◆ **EXERCISE DETAILS**
How many lines of the material below contain the string "standalone"? Answer with the number and nothing else.

## start RAW DATA

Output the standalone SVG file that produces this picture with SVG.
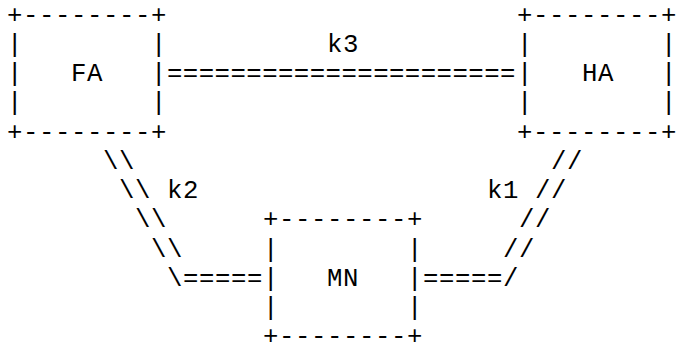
<svg xmlns="http://www.w3.org/2000/svg" width="677" height="352" viewBox="0 0 677 352">
<style>
text{font-family:"Liberation Mono","Courier New",monospace;font-size:25.7px;letter-spacing:0.58px;fill:#000;white-space:pre}
</style>
<rect width="677" height="352" fill="#fff"/>
<g id="FA">
<text x="7" y="22.5">+--------+</text>
<text x="7" y="51.75">|</text><text x="151" y="51.75">|</text>
<text x="7" y="81">|</text><text x="151" y="81">|</text>
<text x="7" y="110.25">|</text><text x="151" y="110.25">|</text>
<text x="7" y="139.5">+--------+</text>
<text x="71" y="81">FA</text>
</g>
<g id="HA">
<text x="517" y="22.5">+--------+</text>
<text x="517" y="51.75">|</text><text x="661" y="51.75">|</text>
<text x="517" y="81">|</text><text x="661" y="81">|</text>
<text x="517" y="110.25">|</text><text x="661" y="110.25">|</text>
<text x="517" y="139.5">+--------+</text>
<text x="582" y="81">HA</text>
</g>
<g id="MN">
<text x="263" y="227.25">+--------+</text>
<text x="263" y="256.5">|</text><text x="407" y="256.5">|</text>
<text x="263" y="285.75">|</text><text x="407" y="285.75">|</text>
<text x="263" y="315">|</text><text x="407" y="315">|</text>
<text x="263" y="344.25">+--------+</text>
<text x="327" y="285.75">MN</text>
</g>
<g id="connectors">
<g id="k3">
<text x="167" y="81" textLength="349" lengthAdjust="spacing">======================</text>
<text x="327" y="51.75">k3</text>
</g>
<g id="k2">
<text x="103" y="168.75">\\</text>
<text x="119" y="198">\\</text>
<text x="135" y="227.25">\\</text>
<text x="151" y="256.5">\\</text>
<text x="167" y="285.75">\=====</text>
<text x="167" y="198">k2</text>
</g>
<g id="k1">
<text x="551" y="168.75">//</text>
<text x="535" y="198">//</text>
<text x="519" y="227.25">//</text>
<text x="503" y="256.5">//</text>
<text x="423" y="285.75">=====/</text>
<text x="487" y="198">k1</text>
</g>
</g>
</svg>
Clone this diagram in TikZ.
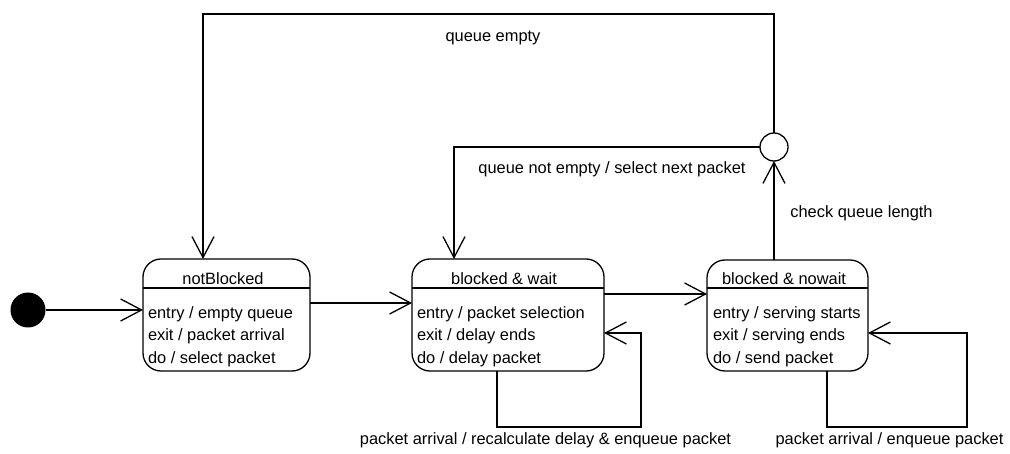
\documentclass[tikz,border=0pt]{standalone}
\usepackage{fontspec}
\setmainfont{Liberation Sans}
\usetikzlibrary{arrows.meta}
\begin{document}
\begin{tikzpicture}[x=1pt,y=-1pt,
  every node/.style={font=\fontsize{16.4}{20}\selectfont, inner sep=0pt, outer sep=0pt},
  line/.style={line width=1.3pt},
  trans/.style={line, -{Straight Barb[length=21pt,width=22pt,line width=1.3pt]}},
  statebox/.style={draw, line width=1.3pt, rounded corners=18pt, rectangle},
  lbl/.style={anchor=base},
  act/.style={anchor=base west},
]
\useasboundingbox (0,0) rectangle (1010,454);

% initial state and the choice point
\node[circle, fill=black, minimum size=35pt] (init) at (28,310) {};
\node[circle, draw, fill=white, line width=1.3pt, minimum size=28pt] (junc) at (774,147) {};

% state boxes
\node[statebox, minimum width=167pt, minimum height=112pt] (nb) at (226.5,315) {};
\node[statebox, minimum width=192pt, minimum height=112pt] (bw) at (508,315) {};
\node[statebox, minimum width=161pt, minimum height=111pt] (bn) at (787.5,315.5) {};

% header separators
\draw[line] (nb.west |- 0,288) -- (nb.east |- 0,288);
\draw[line] (bw.west |- 0,288) -- (bw.east |- 0,288);
\draw[line] (bn.west |- 0,288) -- (bn.east |- 0,288);

% state names
\node[lbl] (nbname) at (223,285) {notBlocked};
\node[lbl] (bwname) at (504,285) {blocked \& wait};
\node[lbl] (bnname) at (784,285) {blocked \& nowait};

% internal activities
\node[act] (nb1) at (148,318.5) {entry / empty queue};
\node[act] (nb2) at (148,341) {exit / packet arrival};
\node[act] (nb3) at (148,363.5) {do / select packet};
\node[act] (bw1) at (417,318.5) {entry / packet selection};
\node[act] (bw2) at (417,341) {exit / delay ends};
\node[act] (bw3) at (417,363.5) {do / delay packet};
\node[act] (bn1) at (713,318.5) {entry / serving starts};
\node[act] (bn2) at (713,341) {exit / serving ends};
\node[act] (bn3) at (713,363.5) {do / send packet};

% route corners
\coordinate (qe) at (203,14);
\coordinate (qn) at (454,147);
\coordinate (wl1) at (497,427);
\coordinate (wl2) at (641,333);
\coordinate (nl1) at (827,427);
\coordinate (nl2) at (967,333);

% transitions
\draw[trans] (init.east) -- (init -| nb.west);
\draw[trans] ([yshift=12pt]nb.east) -- ([yshift=12pt]nb.east -| bw.west);
\draw[trans] ([yshift=21pt]bw.east) -- ([yshift=21pt]bw.east -| bn.west);
\draw[trans] (bn.north -| junc) -- (junc.south);
\draw[trans] (junc.north) |- (qe) -- (qe |- nb.north);
\draw[trans] (junc.west) -- (qn) -- (qn |- bw.north);
\draw[trans] (wl1 |- bw.south) -- (wl1) -| (wl2) -- (wl2 -| bw.east);
\draw[trans] (nl1 |- bn.south) -- (nl1) -| (nl2) -- (nl2 -| bn.east);

% transition labels
\node[lbl] (lqe) at (493,42) {queue empty};
\node[lbl] (lqn) at (612,174) {queue not empty / select next packet};
\node[lbl] (lcq) at (861.5,218) {check queue length};
\node[lbl] (lwl) at (545.5,444) {packet arrival / recalculate delay \& enqueue packet};
\node[lbl] (lnl) at (889.5,444) {packet arrival / enqueue packet};
\end{tikzpicture}
\end{document}
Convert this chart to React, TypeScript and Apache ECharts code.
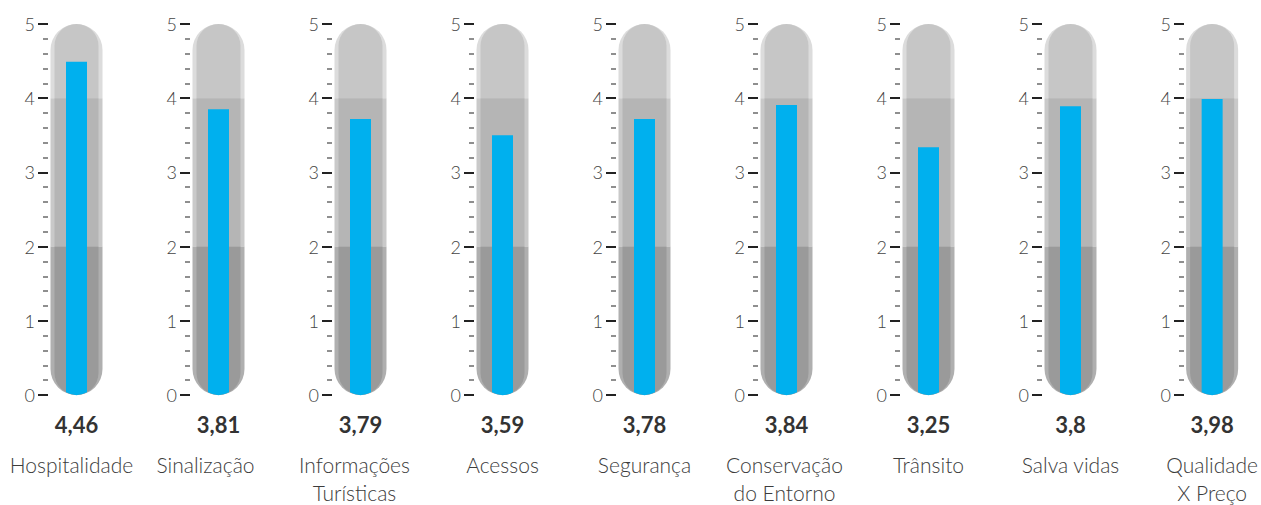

## end RAW DATA

◆ **IN RESPONSE**
2